Sunday, October 29, 2023

Israel sends elite troops into Gaza Strip for ‘long war’

James Rothwell




Israel said its best soldiers were fighting Hamas inside the Gaza Strip on Saturday night, as Benjamin Netanyahu declared that the “second stage” of a long war against the terror group had begun.

Israel’s forces fought fierce street battles against Hamas in northern Gaza using tanks and infantry, with Lt Gen Herzi Halevi, the chief of the general staff of the Israel Defense Forces, saying his troops had killed “hundreds” of terrorists.

Mr Netanyahu, the Israeli prime minister, said Israel’s campaign to “abolish evil” was “only just beginning”.

“This is a war with multiple stages, today we move to the next one,” Lt Gen Halevi said on Saturday. “The objectives of this war require a ground operation – the best soldiers are now operating in Gaza.”

A larger Israeli military operation against Hamas had been anticipated since it pledged to destroy the group in the wake of the Oct 7 attacks, but it appeared to have been delayed amid fears of a wider regional war involving Iran and its Middle East proxies.
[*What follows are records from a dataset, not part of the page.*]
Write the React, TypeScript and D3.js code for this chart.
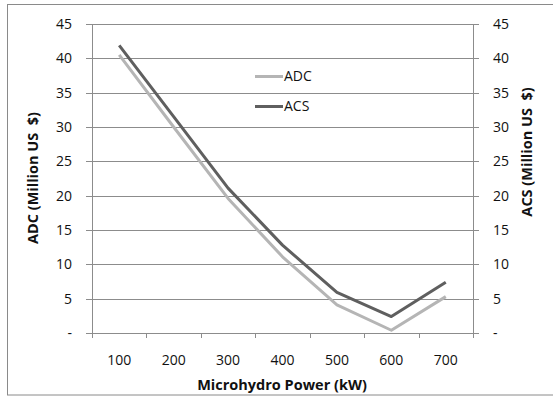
import React from "react";
import * as d3 from "d3";

const categories = ["100", "200", "300", "400", "500", "600", "700"];
const adcValues = [40.5, 30.0, 19.6, 11.1, 4.1, 0.4, 5.3];
const acsValues = [41.9, 31.5, 21.1, 12.8, 5.9, 2.4, 7.4];
const yTicks = [0, 5, 10, 15, 20, 25, 30, 35, 40, 45];

const W = 553;
const H = 396;
const left = 92;
const right = 473;
const top = 24;
const bottom = 333;
const font = "'Open Sans', 'Noto Sans', sans-serif";
const txt = "#111";

export default function App() {
  const x = d3.scaleBand<string>().domain(categories).range([left, right]).padding(0);
  const y = d3.scaleLinear().domain([0, 45]).range([bottom, top]);
  const line = d3
    .line<number>()
    .x((_, i) => (x(categories[i]) as number) + x.bandwidth() / 2)
    .y((d) => y(d));
  const xTickPos = categories.map((c) => x(c) as number).concat([right]);

  return (
    <svg width={W} height={H} style={{ position: "absolute", left: 0, top: 0 }}>
      <rect x={0} y={0} width={W} height={H} fill="#fff" />
      <rect x={7.5} y={4.5} width={W} height={390.5} fill="none" stroke="#8a8a8a" strokeWidth={1} />
      {yTicks.slice(1).map((t) => (
        <line key={"g" + t} x1={left} x2={right} y1={Math.round(y(t)) + 0.5} y2={Math.round(y(t)) + 0.5} stroke="#8c8c8c" strokeWidth={1} />
      ))}
      <line x1={left + 0.5} x2={left + 0.5} y1={top} y2={bottom + 5} stroke="#8c8c8c" />
      <line x1={right + 0.5} x2={right + 0.5} y1={top} y2={bottom + 5} stroke="#8c8c8c" />
      <line x1={left} x2={right} y1={bottom + 0.5} y2={bottom + 0.5} stroke="#8c8c8c" />
      {yTicks.map((t) => (
        <g key={"t" + t}>
          <line x1={left - 6} x2={left} y1={Math.round(y(t)) + 0.5} y2={Math.round(y(t)) + 0.5} stroke="#8c8c8c" />
          <line x1={right} x2={right + 6} y1={Math.round(y(t)) + 0.5} y2={Math.round(y(t)) + 0.5} stroke="#8c8c8c" />
          <text x={72} y={y(t)} dy="0.35em" textAnchor="end" fontFamily={font} fontSize={14} fill={txt}>
            {t === 0 ? "-" : t}
          </text>
          <text x={493} y={y(t)} dy="0.35em" textAnchor="start" fontFamily={font} fontSize={14} fill={txt}>
            {t === 0 ? "-" : t}
          </text>
        </g>
      ))}
      {xTickPos.map((p, i) => (
        <line key={"xt" + i} x1={Math.round(p) + 0.5} x2={Math.round(p) + 0.5} y1={bottom} y2={bottom + 5} stroke="#8c8c8c" />
      ))}
      {categories.map((c) => (
        <text key={"xl" + c} x={(x(c) as number) + x.bandwidth() / 2} y={365} textAnchor="middle" fontFamily={font} fontSize={14} fill={txt}>
          {c}
        </text>
      ))}
      <text x={282} y={390} textAnchor="middle" fontFamily={font} fontSize={14.5} fontWeight="bold" fill={txt}>
        Microhydro Power (kW)
      </text>
      <text transform="translate(38,178) rotate(-90)" textAnchor="middle" fontFamily={font} fontSize={14.5} fontWeight="bold" fill={txt} style={{ whiteSpace: "pre" }}>
        {"ADC (Million US  $)"}
      </text>
      <text transform="translate(532,152) rotate(-90)" textAnchor="middle" fontFamily={font} fontSize={14.5} fontWeight="bold" fill={txt} style={{ whiteSpace: "pre" }}>
        {"ACS (Million US  $)"}
      </text>
      <path d={line(adcValues) as string} fill="none" stroke="#b5b5b5" strokeWidth={3} strokeLinejoin="round" />
      <path d={line(acsValues) as string} fill="none" stroke="#5f5f5f" strokeWidth={3} strokeLinejoin="round" />
      <line x1={255} x2={283} y1={76.5} y2={76.5} stroke="#b5b5b5" strokeWidth={3} />
      <text x={284} y={76.5} dy="0.35em" fontFamily={font} fontSize={14} fill={txt}>ADC</text>
      <line x1={255} x2={283} y1={106.5} y2={106.5} stroke="#5f5f5f" strokeWidth={3} />
      <text x={284} y={106.5} dy="0.35em" fontFamily={font} fontSize={14} fill={txt}>ACS</text>
    </svg>
  );
}
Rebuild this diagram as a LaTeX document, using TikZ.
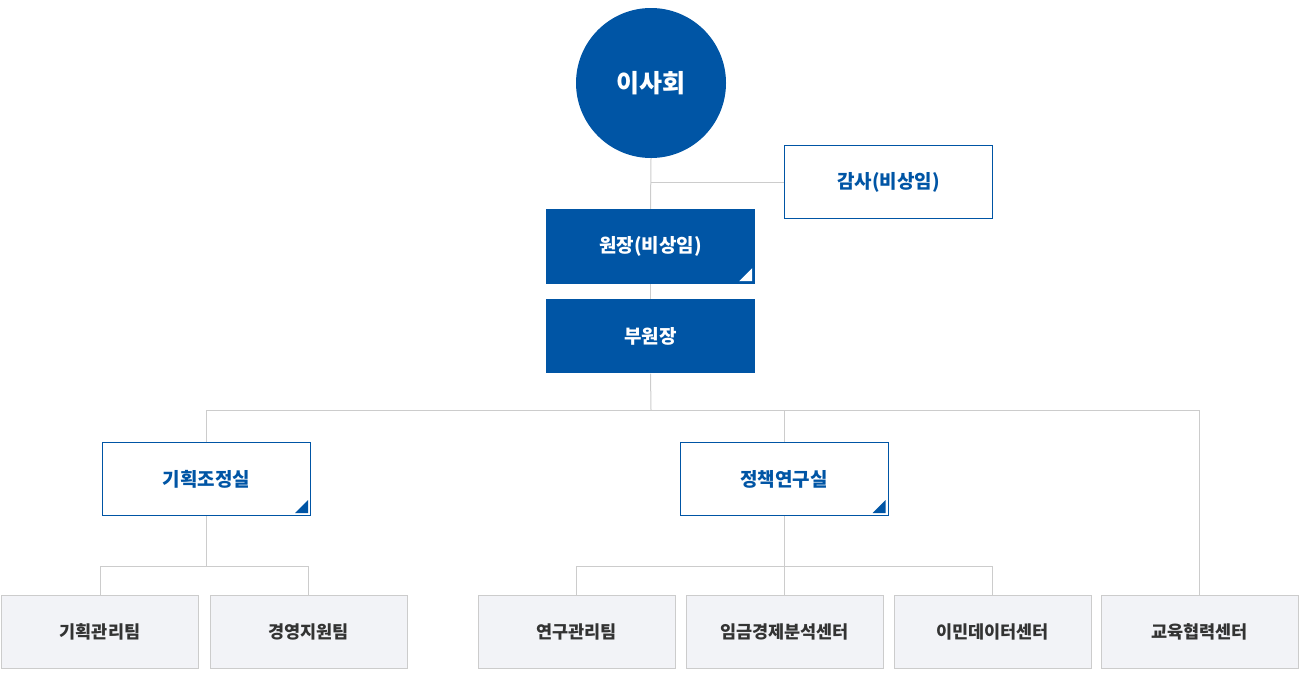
\documentclass[tikz,border=0pt]{standalone}
\usepackage{fontspec}
\setmainfont{Noto Sans CJK KR}
\usepackage{tikz}
\usetikzlibrary{positioning}

\definecolor{orgblue}{RGB}{0,85,165}
\definecolor{linegray}{RGB}{204,204,204}
\definecolor{teamfill}{RGB}{242,243,247}
\definecolor{teamtext}{RGB}{51,51,51}

% small corner triangle inside a box
\newcommand{\cornermark}[2]{%
  \fill[#2] ([shift={(-3pt,3pt)}]#1.south east) -- ++(-13pt,0pt) -- ++(13pt,13pt) -- cycle;}

\begin{document}
\begin{tikzpicture}[x=1pt, y=-1pt,
            board/.style={circle, fill=orgblue, minimum size=150pt, inner sep=0pt, text=white, font=\bfseries\fontsize{25}{30}\selectfont},
            exec/.style={rectangle, fill=orgblue, minimum width=209pt, minimum height=75pt, inner sep=0pt, text=white, font=\bfseries\fontsize{19}{23}\selectfont},
            office/.style={rectangle, draw=orgblue, fill=white, line width=1pt, minimum width=208pt, minimum height=73pt, inner sep=0pt, text=orgblue, font=\bfseries\fontsize{19}{23}\selectfont},
            team/.style={rectangle, draw=linegray, fill=teamfill, line width=1pt, minimum width=197pt, minimum height=73pt, inner sep=0pt, text=teamtext, font=\bfseries\fontsize{17.5}{21}\selectfont},
            link/.style={draw=linegray, line width=1pt},
            node distance=15pt
        ]
        \useasboundingbox (0,0) rectangle (1300,680);

        \node[board] (board) at (651,83) {이사회};
        \node[office] (audit) at (888.5,182) {감사(비상임)};
        \node[exec] (president) at (650.5,246.5) {원장(비상임)};
        \node[exec, below=15pt of president, minimum height=74pt] (vice) {부원장};

        \node[office] (planning) at (206.5,479) {기획조정실};
        \node[office] (policy) at (784,479) {정책연구실};

        \node[team] (planmgmt) at (100,632) {기획관리팀};
        \node[team] (mgmtsupport) at (308.5,632) {경영지원팀};
        \node[team] (researchmgmt) at (576.5,632) {연구관리팀};
        \node[team] (wagecenter) at (784.5,632) {임금경제분석센터};
        \node[team] (migcenter) at (992.5,632) {이민데이터센터};
        \node[team] (educenter) at (1199.5,632) {교육협력센터};

        \coordinate (mainbus) at (651,410);
        \coordinate (planbus) at (206.5,566);
        \coordinate (policybus) at (784,566);

        % Connectors
        \draw[link] (board.south) -- (president.north);
        \draw[link] (audit.west) -- (audit.west -| board.south);
        \draw[link] (president.south) -- (vice.north);
        \draw[link] (vice.south) -- (mainbus);
        \draw[link] (planning.north) |- (mainbus);
        \draw[link] (educenter.north) |- (mainbus);
        \draw[link] (policy.north) -- (policy.north |- mainbus);

        \draw[link] (planning.south) -- (planbus);
        \draw[link] (planmgmt.north) |- (planbus);
        \draw[link] (mgmtsupport.north) |- (planbus);

        \draw[link] (policy.south) -- (policybus);
        \draw[link] (researchmgmt.north) |- (policybus);
        \draw[link] (migcenter.north) |- (policybus);
        \draw[link] (wagecenter.north) -- (wagecenter.north |- policybus);

        % Corner marks
        \cornermark{president}{white}
        \cornermark{planning}{orgblue}
        \cornermark{policy}{orgblue}

    \end{tikzpicture}
\end{document}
The prime minister and military leaders stopped short of calling the country’s expanded ground offensive in Gaza an invasion, even as they confirmed that troops would remain in the coastal enclave.

Earlier on Saturday, the Israeli military dropped leaflets across Gaza City, which before the war had a population of half a million people, warning civilians to evacuate because it had become “a battlefield”.


As Israeli leaders braced for a regional escalation, Eli Cohen, the foreign minister, confirmed that he had recalled diplomats from Turkey, which has been a strong critic of the war on Hamas in Gaza because of the heavy loss of civilian lives.

At a rally in Istanbul earlier on Saturday, Recep Tayyip Erdogan, the Turkish president, likened Israel’s assault on Gaza to the Holocaust and took aim at the country’s Western backers.

“The main culprit behind the massacre unfolding in Gaza is the West,” he told a crowd of hundreds of thousands of supporters.

Israel was facing mounting criticism over the assault from Gulf neighbours, including Saudi Arabia, which before the war had been considering a historic normalisation treaty.

In Egypt, the foreign ministry warned Israel that there would be “grave risks” and “unprecedented humanitarian and security repercussions” if it continued with the ground offensive.